RECORDS FOR THIS TASK:

■ ■ ■ ■ ■

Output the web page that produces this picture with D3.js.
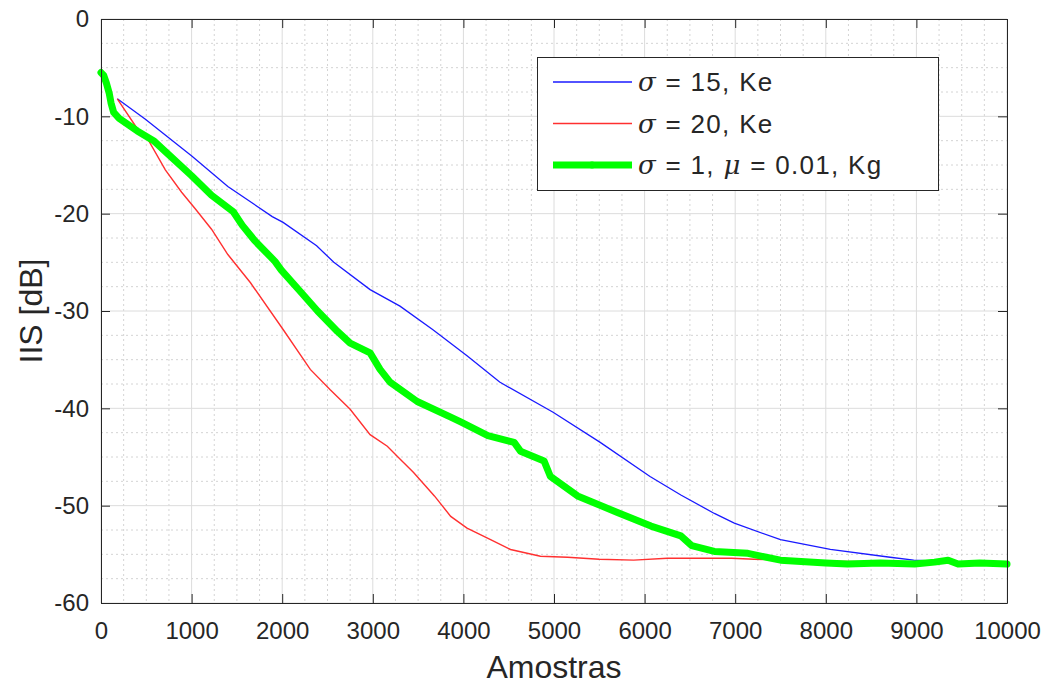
<!DOCTYPE html>
<html>
<head>
  <meta charset="utf-8">
  <script src="https://d3js.org/d3.v7.min.js"></script>
  <style>
    body { margin: 0; background: #fff; }
    text { font-family: "Liberation Sans", Arial, Helvetica, sans-serif; fill: #262626; }
  </style>
</head>
<body>
<script>
  // --- data ---
  var blueX = [180, 490, 1005, 1400, 1890, 2010, 2380, 2570, 2970, 3300, 3660, 4040, 4400, 4990, 5510, 6060, 6400, 6770, 6990, 7500, 8050, 8710, 8970, 9500, 10000];
  var blueY = [-8.2, -10.3, -14.1, -17.2, -20.3, -20.9, -23.3, -25.0, -27.8, -29.5, -31.9, -34.6, -37.3, -40.4, -43.5, -47.0, -48.9, -50.8, -51.8, -53.5, -54.5, -55.3, -55.6, -55.8, -55.9];

  var redX = [180, 410, 520, 710, 890, 1040, 1220, 1400, 1650, 2010, 2310, 2530, 2750, 2970, 3160, 3300, 3450, 3680, 3860, 4040, 4300, 4520, 4850, 5150, 5500, 5880, 6250, 6590, 6960, 7210, 8000, 9000, 10000];
  var redY = [-8.2, -11.4, -12.4, -15.5, -17.8, -19.5, -21.6, -24.2, -27.1, -31.9, -36.0, -38.1, -40.1, -42.7, -43.9, -45.2, -46.6, -49.0, -51.1, -52.3, -53.5, -54.5, -55.2, -55.3, -55.5, -55.6, -55.4, -55.4, -55.4, -55.5, -55.7, -55.8, -55.9];

  var greenX = [0, 30, 60, 90, 110, 140, 200, 400, 580, 720, 1000, 1220, 1460, 1560, 1700, 1920, 1990, 2200, 2390, 2610, 2750, 2970, 3080, 3190, 3490, 3860, 3970, 4270, 4560, 4630, 4890, 4960, 5260, 5700, 6070, 6400, 6520, 6770, 7140, 7500, 8000, 8240, 8600, 8980, 9200, 9350, 9460, 9700, 10000];
  var greenY = [-5.5, -5.8, -6.6, -7.6, -8.6, -9.6, -10.2, -11.5, -12.5, -13.7, -16.1, -18.1, -19.8, -21.2, -22.8, -24.9, -25.8, -28.0, -30.0, -32.1, -33.3, -34.3, -36.0, -37.3, -39.3, -40.9, -41.4, -42.8, -43.5, -44.4, -45.4, -47.0, -49.0, -50.7, -52.1, -53.1, -54.1, -54.7, -54.9, -55.6, -55.9, -56.0, -55.9, -56.0, -55.8, -55.6, -56.0, -55.9, -56.0];

  var xTicks = [0, 1000, 2000, 3000, 4000, 5000, 6000, 7000, 8000, 9000, 10000];
  var yTicks = [0, -10, -20, -30, -40, -50, -60];

  var W = 1044, H = 686;
  var m = {left: 101, top: 19, right: 37, bottom: 83};
  var w = W - m.left - m.right, h = H - m.top - m.bottom;

  var svg = d3.select("body").append("svg")
      .attr("width", W).attr("height", H);
  var g = svg.append("g").attr("transform", "translate(" + m.left + "," + m.top + ")");

  var x = d3.scaleLinear().domain([0, 10000]).range([0, w]);
  var y = d3.scaleLinear().domain([-60, 0]).range([h, 0]);
  var fmt = function(d) { return String(d); };   // plain hyphen, no thousands comma

  // minor grid (dotted)
  var xMinor = d3.range(0, 10001, 250).filter(function(d) { return d % 1000 !== 0; });
  var yMinor = d3.range(-60, 0.1, 2.5).filter(function(d) { return d % 10 !== 0; });
  g.selectAll(".xminor").data(xMinor).enter().append("line")
      .attr("x1", x).attr("x2", x).attr("y1", 0).attr("y2", h)
      .attr("stroke", "#d4d4d4").attr("stroke-dasharray", "2,3");
  g.selectAll(".yminor").data(yMinor).enter().append("line")
      .attr("y1", y).attr("y2", y).attr("x1", 0).attr("x2", w)
      .attr("stroke", "#d4d4d4").attr("stroke-dasharray", "2,3");

  // major grid
  g.selectAll(".xmajor").data(xTicks).enter().append("line")
      .attr("x1", x).attr("x2", x).attr("y1", 0).attr("y2", h)
      .attr("stroke", "#dcdcdc");
  g.selectAll(".ymajor").data(yTicks).enter().append("line")
      .attr("y1", y).attr("y2", y).attr("x1", 0).attr("x2", w)
      .attr("stroke", "#dcdcdc");

  // series
  function pts(xs, ys) { return xs.map(function(d, i) { return [d, ys[i]]; }); }
  var line = d3.line().x(function(d) { return x(d[0]); }).y(function(d) { return y(d[1]); });

  g.append("path").datum(pts(blueX, blueY)).attr("d", line)
      .attr("fill", "none").attr("stroke", "#1a1aff").attr("stroke-width", 1.3);
  g.append("path").datum(pts(redX, redY)).attr("d", line)
      .attr("fill", "none").attr("stroke", "#ff3030").attr("stroke-width", 1.4);
  g.append("path").datum(pts(greenX, greenY)).attr("d", line)
      .attr("fill", "none").attr("stroke", "#00ff00").attr("stroke-width", 7)
      .attr("stroke-linejoin", "round").attr("stroke-linecap", "round");

  // axes, MATLAB style: ticks inside, box on
  var ax = "#262626";
  function style(s) {
    s.select(".domain").attr("stroke", ax);
    s.selectAll(".tick line").attr("stroke", ax);
    s.selectAll("text").attr("font-size", 24).attr("fill", ax)
      .style("font-family", '"Liberation Sans", Arial, sans-serif');
  }
  g.append("g").attr("transform", "translate(0," + h + ")")
      .call(d3.axisBottom(x).tickValues(xTicks).tickFormat(fmt).tickSizeInner(-9).tickSizeOuter(0).tickPadding(19))
      .call(style);
  g.append("g")
      .call(d3.axisLeft(y).tickValues(yTicks).tickFormat(fmt).tickSizeInner(-9).tickSizeOuter(0).tickPadding(12))
      .call(style);
  g.append("g")
      .call(d3.axisTop(x).tickValues(xTicks).tickSizeInner(-9).tickSizeOuter(0).tickFormat(""))
      .call(style);
  g.append("g").attr("transform", "translate(" + w + ",0)")
      .call(d3.axisRight(y).tickValues(yTicks).tickSizeInner(-9).tickSizeOuter(0).tickFormat(""))
      .call(style);

  // axis labels
  svg.append("text")
      .attr("x", m.left + w / 2).attr("y", 678)
      .attr("text-anchor", "middle").attr("font-size", 32)
      .text("Amostras");
  svg.append("text")
      .attr("transform", "translate(42," + (m.top + h / 2) + ") rotate(-90)")
      .attr("text-anchor", "middle").attr("font-size", 32)
      .text("IIS [dB]");

  // legend
  var legendNames = [
    [["σ", true], [" = 15, Ke", false]],
    [["σ", true], [" = 20, Ke", false]],
    [["σ", true], [" = 1, ", false], ["μ", true], [" = 0.01, Kg", false]]
  ];
  var legendColors = ["#1a1aff", "#ff3030", "#00ff00"];
  var legendWidths = [1.3, 1.4, 7];

  var lg = svg.append("g");
  lg.append("rect")
      .attr("x", 537.5).attr("y", 57.5).attr("width", 401).attr("height", 133)
      .attr("fill", "#fff").attr("stroke", ax);
  legendNames.forEach(function(parts, i) {
    var ly = 82 + i * 41.5;
    lg.append("line")
        .attr("x1", 553).attr("x2", 632).attr("y1", ly).attr("y2", ly)
        .attr("stroke", legendColors[i]).attr("stroke-width", legendWidths[i]);
    if (i === 2) {
      lg.append("circle").attr("cx", 592).attr("cy", ly).attr("r", 3.5).attr("fill", "#00ff00");
    }
    var t = lg.append("text").attr("x", 638).attr("y", ly + 9)
        .attr("font-size", 26).attr("letter-spacing", 1.3);
    parts.forEach(function(p) {
      t.append("tspan").text(p[0])
          .attr("font-style", p[1] ? "italic" : null)
          .style("font-family", p[1] ? '"DejaVu Serif", "Liberation Serif", serif' : null);
    });
  });
</script>
</body>
</html>
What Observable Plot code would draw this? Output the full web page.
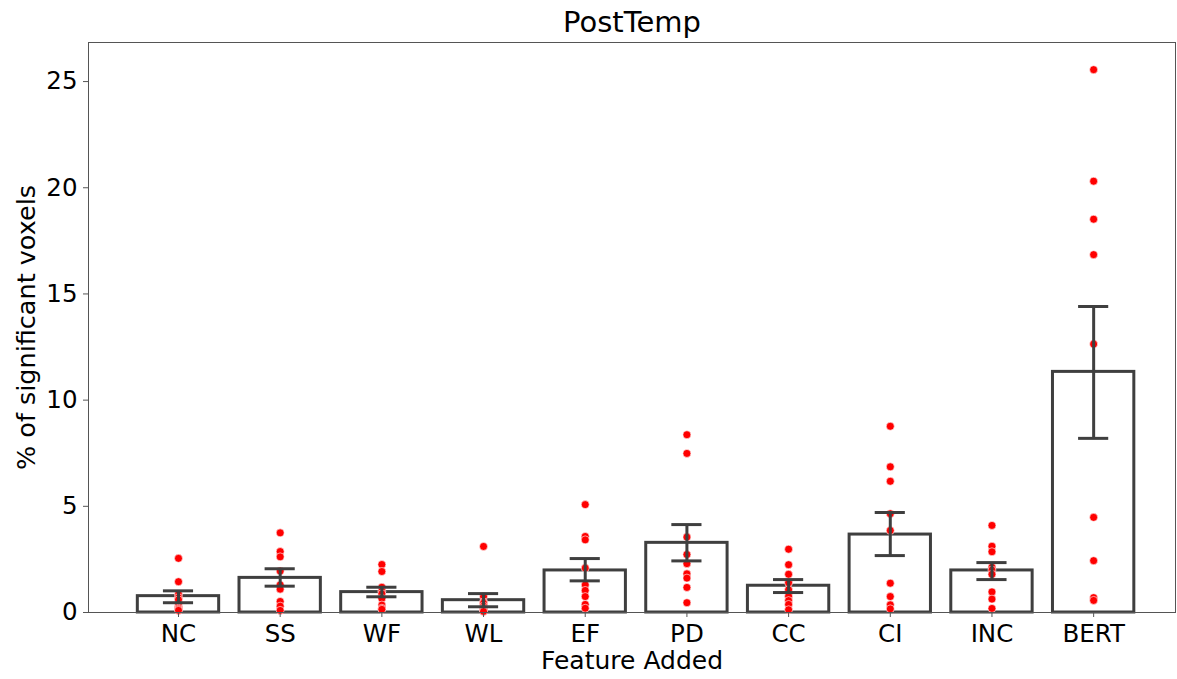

■ ■ ■ ■ ■

WHAT YOU HAVE TO DO: From the entries above, copy out every line where the string "page" appears.

FULL OUTPUT:
Output the web page that produces this picture with D3.js.
What Observable Plot code would draw this? Output the full web page.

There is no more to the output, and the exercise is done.